Em relação à "desjudicialização" do processo independentista, o líder parlamentar do PSOE, Patxi López, já veio esclarecer que não há promessa de qualquer amnistia aos condenados pela organização do referendo ilegal. Em causa está apenas um compromisso em não levar para os tribunais o conflito com a Catalunha. Mas o líder da ERC, Oriol Junqueras, um dos que estiveram presos, defende que essa "desjudicialização" tem que avançar recorrendo a todas as ferramentas legais e jurídicas, incluindo uma Lei da Amnistia.

O PP criticou que o primeiro-ministro tenha cedido às "chantagens" do Junts, enquanto o Vox acusa os socialistas de "venderem Espanha por um punhado de votos". No PSOE, o presidente da Junta de Castela- Mancha, Emiliano García-Page, lamentou que Puigdemont tenha o "comando à distância" da legislatura, por causa do "diabólico resultado" das urnas.

A surpresa da manhã foi o facto de os deputados do Vox não terem votado na candidata do PP. Diante da divisão da Direita torna-se mais difícil para Feijóo, que venceu as eleições mas ficou aquém da maioria necessária, solicitar ao rei Felipe VI que o encarregue da investidura. Ele, contudo, não desiste. Com o Vox, ainda tinha a esperança de empatar a 171 votos com Sánchez (caso este não consiga o apoio do Junts). Abascal, que tinha oferecido o seu voto na investidura a Feijóo para evitar "um governo de destruição nacional", exige agora explicações ao PP antes de decidir.

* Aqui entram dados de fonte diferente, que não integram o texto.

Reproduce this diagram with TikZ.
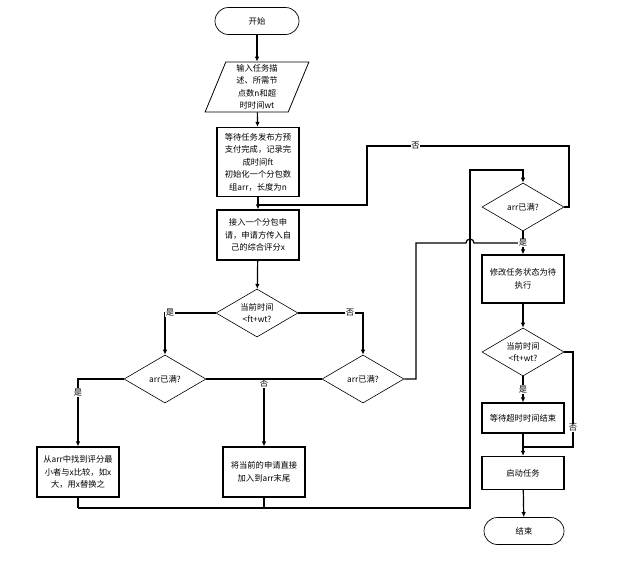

Até à votação há ainda passos a dar - o primeiro é Armengol ser recebida, já esta sexta-feira, pelo monarca para o informar da formação das Cortes, seguindo-se as audiências de Felipe VI com os partidos (não há ainda data, mas podem começar na segunda-feira). A ERC, como noutras ocasiões, recusa ir. O rei escolhe depois o candidato à investidura, que terá que ter maioria absoluta na primeira votação ou simples na segunda caso queira chegar à Moncloa. Se não conseguir, poderá ser necessário repetir as eleições.

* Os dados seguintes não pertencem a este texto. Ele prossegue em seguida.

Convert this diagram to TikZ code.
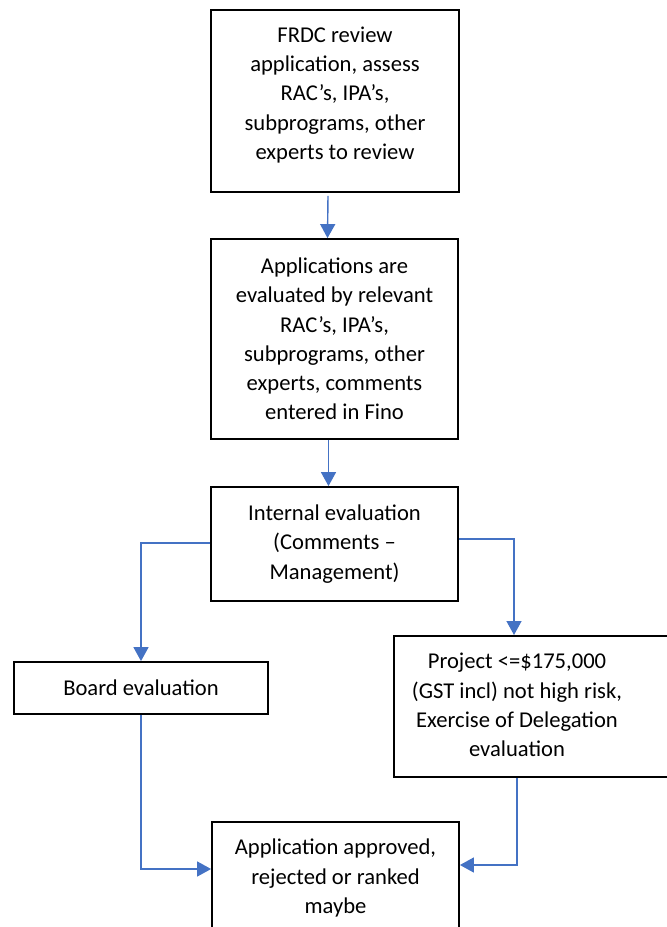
\documentclass[tikz,border=0pt]{standalone}
\usepackage{fontspec}
\setmainfont{Carlito}
\usetikzlibrary{arrows.meta, positioning, calc}

\definecolor{flowblue}{RGB}{68,114,196}

\begin{document}
\begin{tikzpicture}[
    x=1pt, y=-1pt,
    box/.style={draw, line width=1.8pt, minimum width=#1, inner sep=2pt,
                align=center, font=\fontsize{22.6}{29.2}\selectfont},
    txt/.style={align=center, inner sep=0pt, font=\fontsize{22.6}{29.2}\selectfont},
    flow/.style={draw=flowblue, line width=1.4pt,
                 -{Triangle[width=15pt, length=14pt]}}
  ]

  \useasboundingbox (0,0) rectangle (667,927);

  \node[box=248pt, minimum height=182pt] (frdc) at (335,101) {};
  \node[txt] (frdctxt) at (335,95)
    {FRDC review\\application, assess\\RAC’s, IPA’s,\\subprograms, other\\experts to review};
  \node[box=247pt, minimum height=200pt] (apps) at (334.5,339)
    {Applications are\\evaluated by relevant\\RAC’s, IPA’s,\\subprograms, other\\experts, comments\\entered in Fino};
  \node[box=247pt, minimum height=114pt] (internal) at (334.5,544)
    {Internal evaluation\\(Comments –\\Management)};
  \node[box=254pt, minimum height=52pt] (board) at (141,688)
    {Board evaluation};
  \node[box=330pt, minimum height=141pt, anchor=north west] (project) at (393,635) {};
  \node[txt] (projtxt) at (517,705)
    {Project <=\$175,000\\(GST incl) not high risk,\\Exercise of Delegation\\evaluation};
  \node[box=247pt, minimum height=112pt] (final) at (335.5,878)
    {Application approved,\\rejected or ranked\\maybe};

  % connectors
  \draw[flow] ([xshift=-7pt, yshift=-3pt]frdc.south) -- ([xshift=-7pt]apps.north);
  \draw[flow] ([xshift=-6pt]apps.south) -- ([xshift=-6pt]internal.north);
  \draw[flow] ([yshift=1pt]internal.west) -| (board.north);
  \draw[flow] ([yshift=5pt]internal.east) -| ([xshift=-3pt]projtxt.north |- project.north);
  \draw[flow] (board.south) |- ([yshift=9pt]final.west);
  \draw[flow] (projtxt.south |- project.south) |- ([yshift=13pt]final.east);

\end{tikzpicture}
\end{document}
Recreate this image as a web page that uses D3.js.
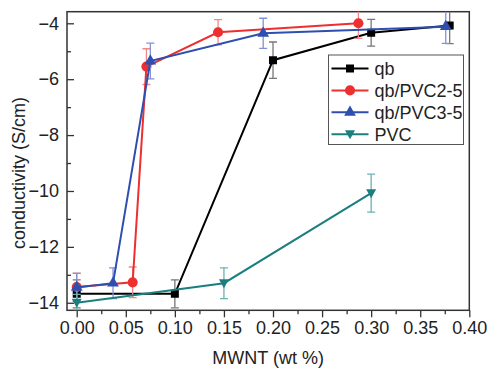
<!DOCTYPE html>
<html>
<head>
<meta charset="utf-8">
<script src="https://d3js.org/d3.v7.min.js"></script>
<style>
  body { margin: 0; background: #fff; }
  svg text { font-family: "Liberation Sans", Arial, sans-serif; fill: #222; }
</style>
</head>
<body>
<svg id="chart" width="490" height="369"></svg>
<script>
// data
const qbX = [0, 0.10, 0.20, 0.30, 0.38];
const qbY = [-13.68, -13.68, -5.32, -4.34, -4.08];
const qbErr = [0.5, 0.5, 0.65, 0.48, 0.65];

const pvc25X = [0, 0.057, 0.071, 0.144, 0.287];
const pvc25Y = [-13.44, -13.27, -5.55, -4.32, -4.0];
const pvc25Err = [0.5, 0.55, 0.64, 0.45, 0.54];

const pvc35X = [0, 0.037, 0.075, 0.19, 0.376];
const pvc35Y = [-13.45, -13.3, -5.35, -4.36, -4.12];
const pvc35Err = [0.5, 0.55, 0.64, 0.54, 0.6];

const pvcX = [0, 0.15, 0.30];
const pvcY = [-14.0, -13.3, -10.08];
const pvcErr = [0.3, 0.55, 0.68];

const xTicks = [0, 0.05, 0.10, 0.15, 0.20, 0.25, 0.30, 0.35, 0.40];
const yTicks = [-14, -12, -10, -8, -6, -4];

const seriesList = [
  {name: 'qb', xs: qbX, ys: qbY, err: qbErr, color: '#000000', errColor: '#777777', marker: 'square'},
  {name: 'qb/PVC2-5', xs: pvc25X, ys: pvc25Y, err: pvc25Err, color: '#ee2f2f', errColor: '#f08a8a', marker: 'circle'},
  {name: 'qb/PVC3-5', xs: pvc35X, ys: pvc35Y, err: pvc35Err, color: '#2f4fb0', errColor: '#8292d4', marker: 'triangle'},
  {name: 'PVC', xs: pvcX, ys: pvcY, err: pvcErr, color: '#1b7f7f', errColor: '#6fb0b0', marker: 'triangleDown'}
];

const svg = d3.select('#chart');
const plotL = 67, plotR = 469.3, plotT = 11.7, plotB = 310.3;
const fontSize = '18px';

const x = d3.scaleLinear().domain([-0.0099, 0.40]).range([plotL, plotR]);
const y = d3.scaleLinear().domain([-14.27, -3.585]).range([plotB, plotT]);

svg.append('clipPath').attr('id', 'plotClip')
  .append('rect').attr('x', plotL).attr('y', plotT).attr('width', plotR - plotL).attr('height', plotB - plotT);

function markerPath(type) {
  if (type === 'square') return d3.symbol(d3.symbolSquare, 64)();
  if (type === 'circle') return d3.symbol(d3.symbolCircle, 80)();
  if (type === 'triangle') return d3.symbol(d3.symbolTriangle, 60)();
  return 'M-5,-4L5,-4L0,5Z';
}

// axes
const xAxis = svg.append('g').attr('transform', `translate(0,${plotB})`)
  .call(d3.axisBottom(x).tickValues(xTicks).tickFormat(d3.format('.2f')).tickSize(7).tickPadding(4));
const xMinor = svg.append('g').attr('transform', `translate(0,${plotB})`)
  .call(d3.axisBottom(x).tickValues(d3.range(0.025, 0.4, 0.05)).tickFormat('').tickSize(4));

const yAxis = svg.append('g').attr('transform', `translate(${plotL},0)`)
  .call(d3.axisLeft(y).tickValues(yTicks).tickSize(-7).tickPadding(8));
const yMinor = svg.append('g').attr('transform', `translate(${plotL},0)`)
  .call(d3.axisLeft(y).tickValues(d3.range(-13, -3.9, 2)).tickFormat('').tickSize(-4));

[xAxis, xMinor, yAxis, yMinor].forEach(g => {
  g.select('.domain').remove();
  g.selectAll('line').attr('stroke', '#333').attr('stroke-width', 1.3);
  g.selectAll('text').style('font-size', fontSize).attr('fill', '#222');
});

// frame
svg.append('rect').attr('x', plotL).attr('y', plotT).attr('width', plotR - plotL).attr('height', plotB - plotT)
  .attr('fill', 'none').attr('stroke', '#333').attr('stroke-width', 1.5);

const plot = svg.append('g').attr('clip-path', 'url(#plotClip)');
const line = d3.line().x(d => x(d[0])).y(d => y(d[1]));

seriesList.forEach(s => {
  const pts = s.xs.map((v, i) => [v, s.ys[i], s.err[i]]);
  const g = plot.append('g');
  // error bars
  pts.forEach(p => {
    const cx = x(p[0]);
    g.append('line').attr('x1', cx).attr('x2', cx).attr('y1', y(p[1] - p[2])).attr('y2', y(p[1] + p[2]))
      .attr('stroke', s.errColor).attr('stroke-width', 1.3);
    [p[1] - p[2], p[1] + p[2]].forEach(v => {
      g.append('line').attr('x1', cx - 4).attr('x2', cx + 4).attr('y1', y(v)).attr('y2', y(v))
        .attr('stroke', s.errColor).attr('stroke-width', 1.3);
    });
  });
  g.append('path').datum(pts).attr('d', line).attr('fill', 'none')
    .attr('stroke', s.color).attr('stroke-width', 2);
  g.selectAll('path.mk').data(pts).enter().append('path').attr('class', 'mk')
    .attr('d', markerPath(s.marker))
    .attr('transform', d => `translate(${x(d[0])},${y(d[1])})`)
    .attr('fill', s.color);
});

// legend
const legend = svg.append('g').attr('transform', 'translate(328.5,55)');
legend.append('rect').attr('width', 135).attr('height', 89.5)
  .attr('fill', '#fff').attr('stroke', '#555').attr('stroke-width', 1);
seriesList.forEach((s, i) => {
  const ly = 13.5 + i * 21.9;
  legend.append('line').attr('x1', 3).attr('x2', 40).attr('y1', ly).attr('y2', ly)
    .attr('stroke', s.color).attr('stroke-width', 2);
  legend.append('path').attr('d', markerPath(s.marker))
    .attr('transform', `translate(21.5,${ly})`).attr('fill', s.color);
  legend.append('text').attr('x', 46).attr('y', ly + 6.5).text(s.name).style('font-size', fontSize);
});

// axis titles
svg.append('text').attr('x', (plotL + plotR) / 2).attr('y', 364).attr('text-anchor', 'middle')
  .style('font-size', fontSize).text('MWNT (wt %)');
svg.append('text').attr('transform', `translate(25,${(plotT + plotB) / 2 + 12}) rotate(-90)`)
  .attr('text-anchor', 'middle').style('font-size', fontSize).text('conductivity (S/cm)');
</script>
</body>
</html>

Ao contrário do que acontece no Congresso, no Senado um partido tem a maioria absoluta - o Partido Popular (PP). Por isso não houve surpresa na eleição de Pedro Rollán para a presidência do Senado. Este conseguiu 142 votos. O Vox também aqui optou por votar no seu candidato: Ángel Pelayo Gordillo teve 3 votos. Os restantes partidos votaram todos em branco (114 votos). O PP espera usar o Senado como força de bloqueio contra um eventual novo governo de Pedro Sánchez. Apesar de os senadores não terem o poder para revogar totalmente as leis que cheguem do Congresso, poderão alargar os prazos para a sua aprovação. Podem, por exemplo, recusar uma lei ou aprovar emendas, obrigando o texto a voltar aos deputados, que por maioria absoluta podem ultrapassar qualquer bloqueio. Os senadores também podem atrasar a publicação das leis no Boletim Oficial do Estado (o equivalente ao Diário da República em Portugal).